Chances are you have a Web server fronting your requests (Apache/
Nginx), which has the actual IP the request came in on (LOL I just
wrote "the actual request the IP came in on" before I fixed it; get
*that* auto-correct).

The http headers (especially if passed on) will include the hostname,
will they also include the request IP? You could probably configure
your front-end server (Apache or Nginx) to add it as an http header in
the request to the node app server, and then pull it from
request.headers, if it really matters.

The more interesting question might be why you are doing this in the
first place? If this is a classic Web app, you shouldn't need it
inside your app, and might make it brittle. If it is some type of
other networking service, I can see how it might be needed.

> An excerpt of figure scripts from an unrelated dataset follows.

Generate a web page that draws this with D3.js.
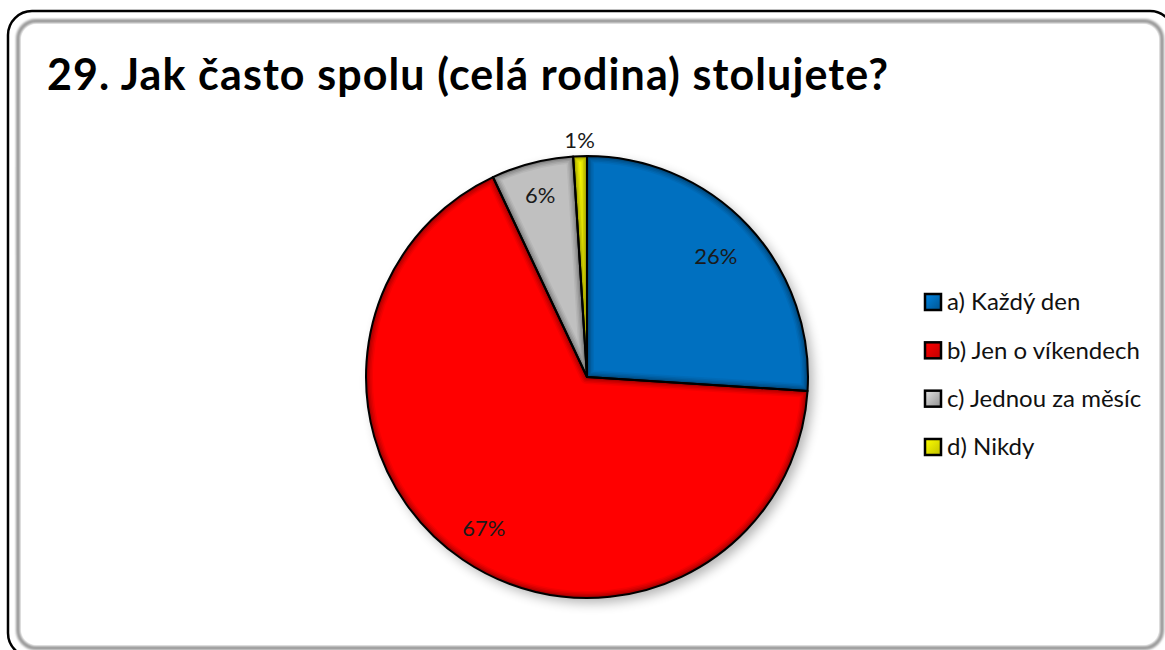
<!DOCTYPE html>
<html><head><meta charset="utf-8">
<script src="https://cdn.jsdelivr.net/npm/d3@7"></script>
<style>html,body{margin:0;padding:0;background:#fff;}svg{display:block;}</style>
</head><body>
<svg id="c" width="1165" height="650"></svg>
<script>
const title = "29. Jak často spolu (celá rodina) stolujete?";
const categories = ["a) Každý den", "b) Jen o víkendech", "c) Jednou za měsíc", "d) Nikdy"];
const values = [26, 67, 6, 1];
const labels = ["26%", "67%", "6%", "1%"];
const colors = ["#0070C0", "#FF0000", "#C0C0C0", "#FFFF00"];

const svg = d3.select("#c");
const defs = svg.append("defs");
const font = "Lato, 'Open Sans', sans-serif";

// frame
const fs = defs.append("filter").attr("id","fsh").attr("x","-5%").attr("y","-5%").attr("width","110%").attr("height","110%");
fs.append("feGaussianBlur").attr("stdDeviation",1.2);
svg.append("rect").attr("x",8).attr("y",11).attr("width",1166).attr("height",646).attr("rx",24)
  .attr("fill","#fff").attr("stroke","#000").attr("stroke-width",2.5);
svg.append("rect").attr("x",18).attr("y",21).attr("width",1144).attr("height",627).attr("rx",18)
  .attr("fill","none").attr("stroke","#9a9a9a").attr("stroke-width",4).attr("filter","url(#fsh)");
svg.append("rect").attr("x",21).attr("y",24).attr("width",1138).attr("height",621).attr("rx",16)
  .attr("fill","#fff");

svg.append("text").attr("x",47).attr("y",90).text(title)
  .attr("textLength",841).attr("lengthAdjust","spacing")
  .attr("font-family",font).attr("font-weight","bold").attr("font-size",43).attr("fill","#000");

// pie
const cx = 587, cy = 377, R = 221;
const pie = d3.pie().sort(null).value(d => d);
const arcs = pie(values);
const arc = d3.arc().innerRadius(0).outerRadius(R);

const sh = defs.append("filter").attr("id","pshadow").attr("filterUnits","userSpaceOnUse")
  .attr("x",-260).attr("y",-260).attr("width",540).attr("height",540);
sh.append("feGaussianBlur").attr("in","SourceAlpha").attr("stdDeviation",6);
sh.append("feOffset").attr("dx",5).attr("dy",5).attr("result","b");
sh.append("feComponentTransfer").append("feFuncA").attr("type","linear").attr("slope",0.3);
const m = sh.append("feMerge"); m.append("feMergeNode"); m.append("feMergeNode").attr("in","SourceGraphic");

const gp = svg.append("g").attr("transform",`translate(${cx},${cy})`);
gp.append("circle").attr("r",R).attr("fill","#fff").attr("filter","url(#pshadow)");
const gs = gp.append("g");
const bevel = [[14,0.05],[11,0.07],[8,0.09],[5,0.12],[2.5,0.18]];
arcs.forEach((d,i)=>{
  const p = arc(d);
  defs.append("clipPath").attr("id","cp"+i).append("path").attr("d",p);
  const g = gs.append("g").attr("clip-path",`url(#cp${i})`);
  g.append("path").attr("d",p).attr("fill",colors[i]);
  bevel.forEach(([w,o])=>{
    g.append("path").attr("d",p).attr("fill","none").attr("stroke","#000")
      .attr("stroke-opacity",o).attr("stroke-width",w).attr("stroke-linejoin","round");
  });
});
gs.selectAll("path.s").data(arcs).join("path").attr("class","s")
  .attr("d",arc).attr("fill","none").attr("stroke","#000").attr("stroke-width",2).attr("stroke-linejoin","round");

const labelR = [0.80, 0.83, 0.85, 1.07];
gp.selectAll("text.l").data(arcs).join("text").attr("class","l")
  .attr("transform",(d,i)=>{ const a=(d.startAngle+d.endAngle)/2; const r=R*labelR[i]; return `translate(${Math.sin(a)*r},${-Math.cos(a)*r})`; })
  .attr("text-anchor","middle").attr("dy","0.35em")
  .attr("font-family",font).attr("font-size",22).attr("fill","#1a1a1a").text((d,i)=>labels[i]);

// legend
const lg = svg.append("g");
const ly = d3.scalePoint().domain(categories).range([302,447]);
categories.forEach((c,i)=>{
  const y = ly(c);
  const lgr = defs.append("linearGradient").attr("id","lg"+i).attr("x1",0).attr("y1",0).attr("x2",1).attr("y2",1);
  lgr.append("stop").attr("offset","0%").attr("stop-color",d3.color(colors[i]).brighter(0.5));
  lgr.append("stop").attr("offset","100%").attr("stop-color",d3.color(colors[i]).darker(0.8));
  lg.append("rect").attr("x",925).attr("y",y-8).attr("width",16).attr("height",16)
    .attr("fill",`url(#lg${i})`).attr("stroke","#000").attr("stroke-width",2.5);
  lg.append("text").attr("x",947).attr("y",y).attr("dy","0.35em").text(c)
    .attr("font-family",font).attr("font-size",24).attr("fill","#111");
});
</script>
</body></html>
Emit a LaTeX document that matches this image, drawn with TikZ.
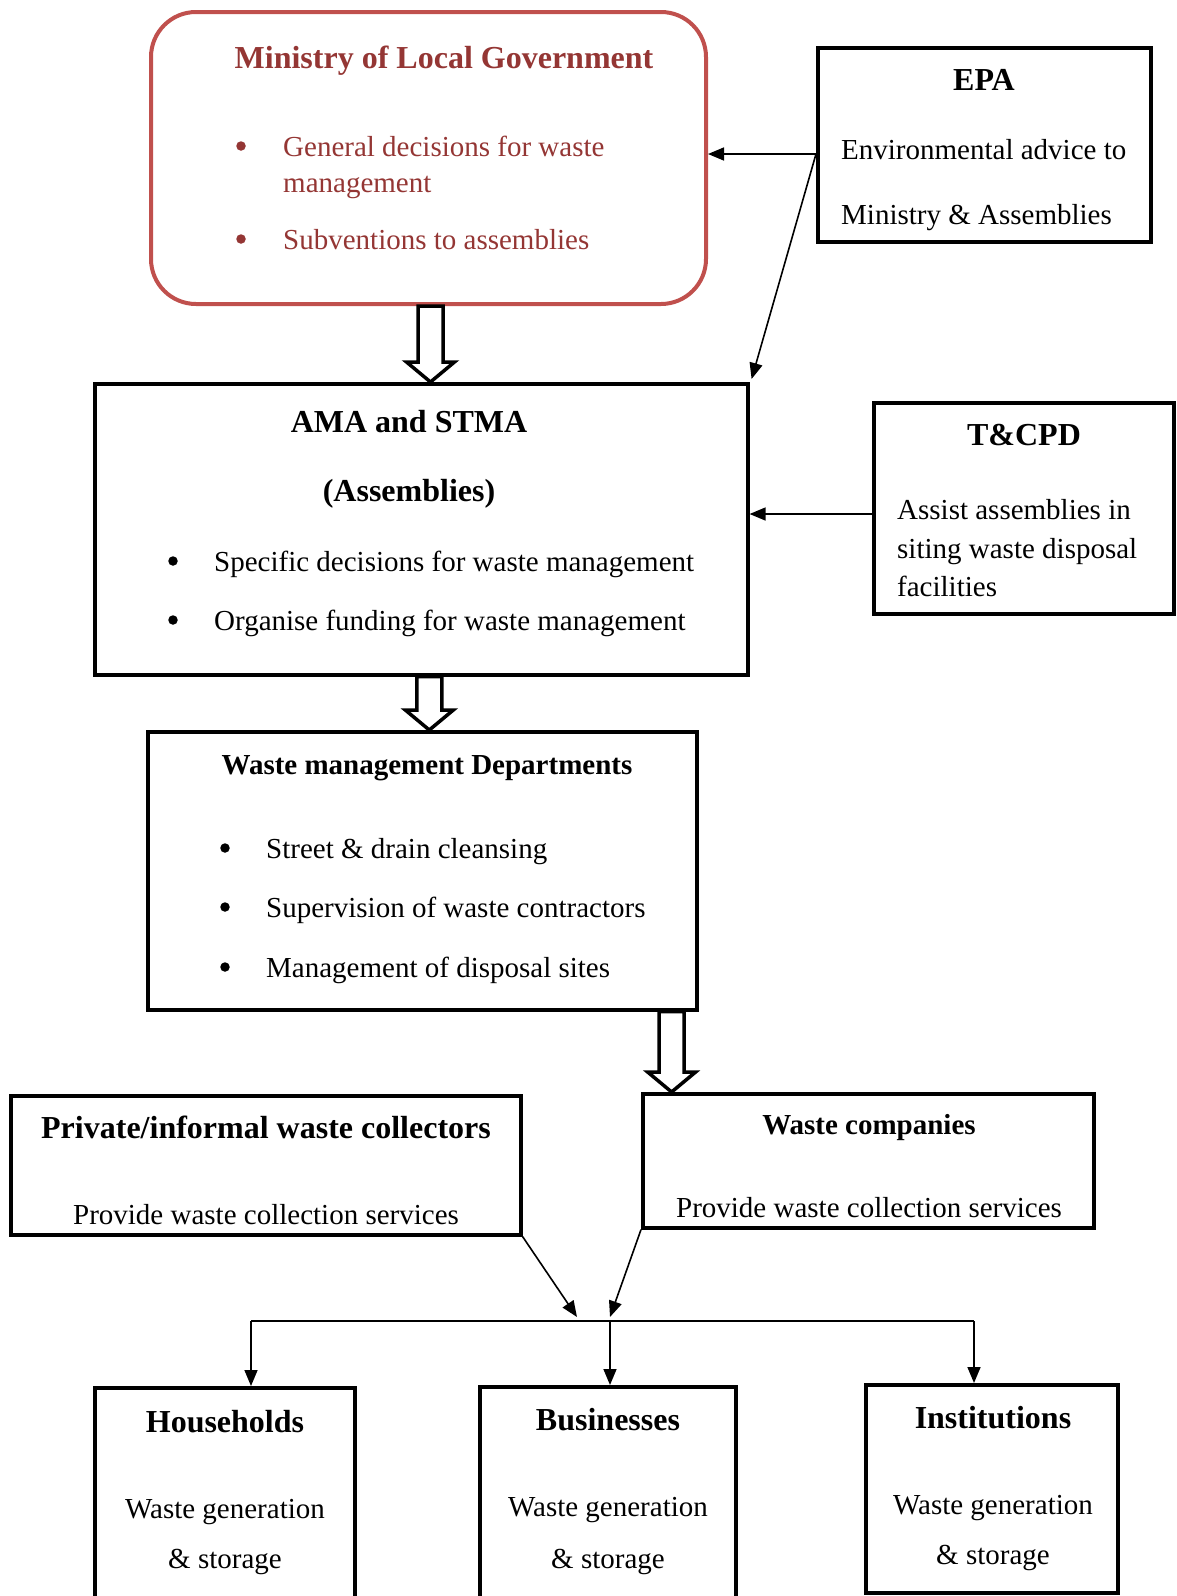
\documentclass[tikz,border=0pt]{standalone}
\usepackage{fontspec}
\setmainfont{Liberation Serif}
\usetikzlibrary{arrows.meta,calc}
\definecolor{minred}{HTML}{C0504D}
\definecolor{mintext}{HTML}{943634}
\begin{document}
\begin{tikzpicture}[x=1pt,y=-1pt,
  box/.style={draw=black,line width=3.6pt,inner sep=0pt,anchor=north west},
  body/.style={font=\fontsize{29}{35}\selectfont,inner sep=0pt,anchor=base west},
  bodyc/.style={font=\fontsize{29}{35}\selectfont,inner sep=0pt,anchor=base},
  ttl/.style={font=\fontsize{32}{38}\selectfont\bfseries,inner sep=0pt,anchor=base},
  ttls/.style={font=\fontsize{29}{35}\selectfont\bfseries,inner sep=0pt,anchor=base},
  dot/.style={circle,fill=black,draw=none,inner sep=0pt,minimum size=9.5pt},
  conn/.style={line width=1.6pt,-{Triangle[length=16pt,width=13pt]}},
  plain/.style={line width=1.6pt},
  hollow/.style={draw=black,fill=white,line width=3.5pt,line join=miter}]
\useasboundingbox (0,0) rectangle (1176,1596);
\begin{scope}
\clip (0,0) rectangle (1176,1596);
% boxes
\node[box,draw=minred,line width=4pt,rounded corners=45pt,minimum width=555pt,minimum height=292pt] (min) at (149,10) {};
\node[box,minimum width=333pt,minimum height=194pt] (epa) at (816,46) {};
\node[box,minimum width=653pt,minimum height=291pt] (ama) at (93,382) {};
\node[box,minimum width=300pt,minimum height=211pt] (tcpd) at (872,401) {};
\node[box,minimum width=549pt,minimum height=278pt] (wmd) at (146,730) {};
\node[box,minimum width=510pt,minimum height=139pt] (priv) at (9,1094) {};
\node[box,minimum width=451pt,minimum height=134pt] (wc) at (641,1092) {};
\node[box,minimum width=260pt,minimum height=240pt] (hh) at (93,1386) {};
\node[box,minimum width=256pt,minimum height=240pt] (biz) at (478,1385) {};
\node[box,minimum width=252pt,minimum height=208pt] (inst) at (864,1383) {};

% Ministry text
\node[ttl,text=mintext] (mint) at (444,68) {Ministry of Local Government};
\node[dot,fill=mintext] (minb1) at (241,146) {};
\node[body,text=mintext] (min1) at (283,156) {General decisions for waste};
\node[body,text=mintext] (min1b) at (283,192) {management};
\node[dot,fill=mintext] (minb2) at (241,239) {};
\node[body,text=mintext] (min2) at (283,249) {Subventions to assemblies};

% EPA text
\node[ttl] (epat) at (984,90) {EPA};
\node[body] (epa1) at (841,159) {Environmental advice to};
\node[body] (epa2) at (841,224) {Ministry \& Assemblies};

% AMA text
\node[ttl] (amat) at (409,432) {AMA and STMA};
\node[ttl] (amat2) at (409,501) {(Assemblies)};
\node[dot] (amab1) at (173,561) {};
\node[body] (ama1) at (214,571) {Specific decisions for waste management};
\node[dot] (amab2) at (173,620) {};
\node[body] (ama2) at (214,630) {Organise funding for waste management};

% T&CPD text
\node[ttl] (tcpdt) at (1024,445) {T\&CPD};
\node[body] (tcpd1) at (897,519) {Assist assemblies in};
\node[body] (tcpd2) at (897,558) {siting waste disposal};
\node[body] (tcpd3) at (897,596) {facilities};

% WMD text
\node[ttls] (wmdt) at (427,774) {Waste management Departments};
\node[dot] (wmdb1) at (225,848) {};
\node[body] (wmd1) at (266,858) {Street \& drain cleansing};
\node[dot] (wmdb2) at (225,907) {};
\node[body] (wmd2) at (266,917) {Supervision of waste contractors};
\node[dot] (wmdb3) at (225,967) {};
\node[body] (wmd3) at (266,977) {Management of disposal sites};

% Private / companies
\node[ttl] (privt) at (266,1138) {Private/informal waste collectors};
\node[bodyc] (priv1) at (266,1224) {Provide waste collection services};
\node[ttls] (wct) at (869,1134) {Waste companies};
\node[bodyc] (wc1) at (869,1217) {Provide waste collection services};

% Bottom boxes
\node[ttl] (hht) at (225,1432) {Households};
\node[bodyc] (hh1) at (225,1518) {Waste generation};
\node[bodyc] (hh2) at (225,1568) {\& storage};
\node[ttl] (bizt) at (608,1430) {Businesses};
\node[bodyc] (biz1) at (608,1516) {Waste generation};
\node[bodyc] (biz2) at (608,1568) {\& storage};
\node[ttl] (instt) at (993,1428) {Institutions};
\node[bodyc] (inst1) at (993,1514) {Waste generation};
\node[bodyc] (inst2) at (993,1564) {\& storage};

% hollow arrows
\coordinate (h1a) at ($(min.south)+(2,0)$);
\coordinate (h1b) at (h1a |- ama.north);
\draw[hollow] ($(h1a)+(-12.5,0)$) -- ($(h1b)+(-12.5,-20)$) -- ($(h1b)+(-24,-20)$) -- (h1b) -- ($(h1b)+(24,-20)$) -- ($(h1b)+(12.5,-20)$) -- ($(h1a)+(12.5,0)$) -- cycle;
\coordinate (h2a) at ($(ama.south)+(8,0)$);
\coordinate (h2b) at (h2a |- wmd.north);
\draw[hollow] ($(h2a)+(-12.5,0)$) -- ($(h2b)+(-12.5,-20)$) -- ($(h2b)+(-24,-20)$) -- (h2b) -- ($(h2b)+(24,-20)$) -- ($(h2b)+(12.5,-20)$) -- ($(h2a)+(12.5,0)$) -- cycle;
\coordinate (h3a) at ($(wmd.south east)+(-27,0)$);
\coordinate (h3b) at (h3a |- wc.north);
\draw[hollow] ($(h3a)+(-12.5,0)$) -- ($(h3b)+(-12.5,-20)$) -- ($(h3b)+(-24,-20)$) -- (h3b) -- ($(h3b)+(24,-20)$) -- ($(h3b)+(12.5,-20)$) -- ($(h3a)+(12.5,0)$) -- cycle;

% EPA connectors
\coordinate (epaL) at ($(epa.north west)+(0,108)$);
\draw[conn] (epaL) -- (epaL -| min.east);
\draw[conn] (epaL) -- ($(ama.north east)+(2,-3)$);
% T&CPD connector
\coordinate (tcpdL) at ($(tcpd.north west)+(0,113)$);
\draw[conn] (tcpdL) -- (tcpdL -| ama.east);

% collectors to bus
\coordinate (jL) at (577,1317);
\coordinate (jR) at (610,1317);
\draw[conn] (priv.south east) -- (jL);
\draw[conn] (wc.south west) -- (jR);
\coordinate (busL) at (251,1321);
\coordinate (busM) at (610,1321);
\coordinate (busR) at (974,1321);
\draw[plain] (busL) -- (busR);
\draw[conn] (busL) -- (busL |- hh.north);
\draw[conn] (busM) -- (busM |- biz.north);
\draw[conn] (busR) -- (busR |- inst.north);
\end{scope}
\end{tikzpicture}
\end{document}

But why do
you need it, and is there a better solution?

On Feb 6, 9:04 pm, Ben Noordhuis <[email protected]> wrote:
> On Mon, Feb 6, 2012 at 19:15, AJ ONeal <[email protected]> wrote:
> > Can someone suggest a strategy for determining which IP address a request
> > came through?
>
> > I'm not looking for the IP address of the remote.
>
> > I want the IP address of the server.
>
> You mean the address the connection came in on a server with multiple 
> addresses?
>
> You can't. It's not a Node limitation, most (all?) operating systems
> don't provide that information. Bind to each address separately.